30歳以降なんの挑戦もせず、怠惰に、のほほんと、築いたキャリアにしがみつくために生きるのがよりよい人生なのか?一度も躓かないようにして80歳ぐらいになったら、大過なく他人を蹴落としてしがみついて世間受けした人生を過ごせたと満足できたと思えるか、そうやって生きることがあなたが望んでいることなのか?私は31歳から80歳までただ生きているだけの人生にしか見えないが。30歳まで怠惰に生きた人よりも長く怠惰に生きているように見えるが。

30歳までに決まる、というのではなく、”今”にフォーカスして、後になって後悔せずに今したいこと、成し遂げたいことのために”今”未来に向かって行動することこそが重要なのでは?と思う。

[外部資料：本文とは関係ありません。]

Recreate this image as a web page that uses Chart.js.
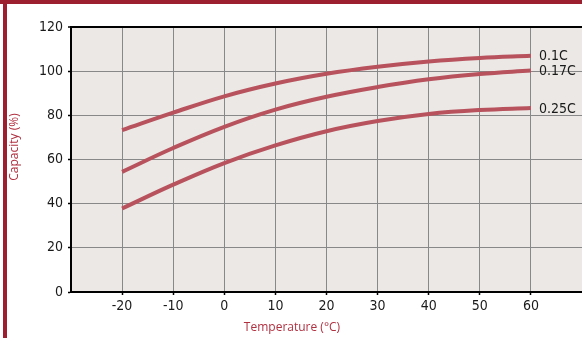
<!DOCTYPE html>
<html>
<head>
<meta charset="utf-8">
<script src="https://cdn.jsdelivr.net/npm/chart.js@4/dist/chart.umd.min.js"></script>
<style>
    html, body { margin: 0; padding: 0; background: #ffffff; }
    #wrap { position: relative; width: 582px; height: 338px; overflow: hidden; }
    #top-bar { position: absolute; left: 0; top: 0; width: 582px; height: 4px; background: #9b1f2e; }
    #left-bar { position: absolute; left: 3px; top: 0; width: 4px; height: 338px; background: #9b1f2e; }
    #chart { position: absolute; left: 0; top: 0; }
</style>
</head>
<body>
<div id="wrap">
    <div id="top-bar"></div>
    <div id="left-bar"></div>
    <canvas id="chart" width="582" height="338"></canvas>
</div>
<script>
// --- Data ---
const temperatures = [-20, -10, 0, 10, 20, 30, 40, 50, 60];
const cap01C = [73.3, 81.2, 88.6, 94.4, 98.8, 102, 104.4, 106, 107];
const cap017C = [54.4, 65.2, 74.8, 82.6, 88.4, 92.8, 96.3, 98.7, 100.3];
const cap025C = [37.8, 48.6, 58.4, 66.4, 72.8, 77.4, 80.6, 82.4, 83.3];
const seriesNames = ['0.1C', '0.17C', '0.25C'];
const xTicks = [-20, -10, 0, 10, 20, 30, 40, 50, 60];
const yTicks = [0, 20, 40, 60, 80, 100, 120];

const lineColor = '#b8525d';
const titleColor = '#b03040';
const tickFont = { family: '"Liberation Sans Narrow", "DejaVu Sans Condensed", sans-serif', size: 14 };

const toPoints = (vals) => vals.map((v, i) => ({ x: temperatures[i], y: v }));

// plot background + axis titles + end-of-line labels
const decorPlugin = {
    id: 'decor',
    beforeDraw(chart) {
        const { ctx, chartArea: a } = chart;
        ctx.save();
        ctx.fillStyle = '#ebe8e5';
        ctx.fillRect(a.left, a.top, a.right - a.left, a.bottom - a.top);
        ctx.restore();
    },
    afterDraw(chart) {
        const { ctx } = chart;
        ctx.save();
        ctx.fillStyle = titleColor;
        ctx.font = '12px "Open Sans", sans-serif';
        ctx.textAlign = 'center';
        ctx.textBaseline = 'middle';
        ctx.fillText('Temperature (°C)', 292, 328);
        ctx.translate(15, 147);
        ctx.rotate(-Math.PI / 2);
        ctx.fillText('Capacity (%)', 0, 0);
        ctx.restore();

        ctx.save();
        ctx.fillStyle = '#1a1a1a';
        ctx.font = '14px "Liberation Sans Narrow", "DejaVu Sans Condensed", sans-serif';
        ctx.textAlign = 'left';
        ctx.textBaseline = 'middle';
        chart.data.datasets.forEach((ds, i) => {
            const meta = chart.getDatasetMeta(i);
            const last = meta.data[meta.data.length - 1];
            ctx.fillText(seriesNames[i], last.x + 8, last.y + 1);
        });
        ctx.restore();
    }
};

document.addEventListener('DOMContentLoaded', () => {
    const ctx = document.getElementById('chart').getContext('2d');
    const mkSet = (name, vals) => ({
        label: name,
        data: toPoints(vals),
        borderColor: lineColor,
        backgroundColor: 'transparent',
        borderWidth: 4,
        pointRadius: 0,
        tension: 0.4,
        clip: false
    });

    new Chart(ctx, {
        type: 'line',
        data: {
            datasets: [
                mkSet(seriesNames[0], cap01C),
                mkSet(seriesNames[1], cap017C),
                mkSet(seriesNames[2], cap025C)
            ]
        },
        options: {
            responsive: false,
            animation: false,
            devicePixelRatio: 1,
            layout: { padding: { top: 27, left: 0, right: 0, bottom: 0 } },
            plugins: { legend: { display: false }, tooltip: { enabled: false } },
            scales: {
                x: {
                    type: 'linear',
                    min: -30,
                    max: 70,
                    afterBuildTicks: (scale) => { scale.ticks = xTicks.map(v => ({ value: v })); },
                    afterFit: (scale) => { scale.height = 46; },
                    ticks: { color: '#1a1a1a', font: tickFont, padding: 3, maxRotation: 0, autoSkip: false },
                    grid: { color: '#888888', lineWidth: 1, tickColor: '#000', tickLength: 3, tickWidth: 1.5 },
                    border: { color: '#000', width: 2 }
                },
                y: {
                    min: 0,
                    max: 120,
                    afterBuildTicks: (scale) => { scale.ticks = yTicks.map(v => ({ value: v })); },
                    afterFit: (scale) => { scale.width = 71; },
                    ticks: { color: '#1a1a1a', font: tickFont, padding: 5 },
                    grid: {
                        color: (c) => c.tick && c.tick.value === 120 ? '#000' : '#888888',
                        lineWidth: (c) => c.tick && c.tick.value === 120 ? 2 : 1,
                        tickColor: '#000',
                        tickLength: 3,
                        tickWidth: 1.5
                    },
                    border: { color: '#000', width: 2 }
                }
            }
        },
        plugins: [decorPlugin]
    });
});
</script>
</body>
</html>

今にフォーカスするならば、30歳まで、という考えに固執するのは無意味だろう。ずるずると引き延ばしていてはいけないし、人生において本気で何かに挑戦したという経験を若いうちにやっておかないと、年齢を重ねた後にいざ挑戦したいときに経験がなく失敗しやすいという意味で年齢制限には意味があるが、人生においては年齢だけではない。

年齢がいくつになっても挑戦できる、という綺麗ごとをいうつもりはない。先に述べたようにチャレンジしたいと思ったときには時既に遅し、という場合もあるからだ。ただ、人生は30歳までで残りの50年は確定しない。いつだって、今、明日、来週、来年状況が変わるかもしれない。

それに今慌てて失敗する場合もある。情報を整理し、状況を分析し、慌てる時じゃない場合もある。即行動、という流行り言葉を鵜呑みにし新NISAになってから株を買って、今慌てているようなものだ。

いつやるのか?今でしょ。または、これからでしょ。様子見でしょ。

今、自分が置かれた状況で何をやるか、または、あえてやらないかだよ。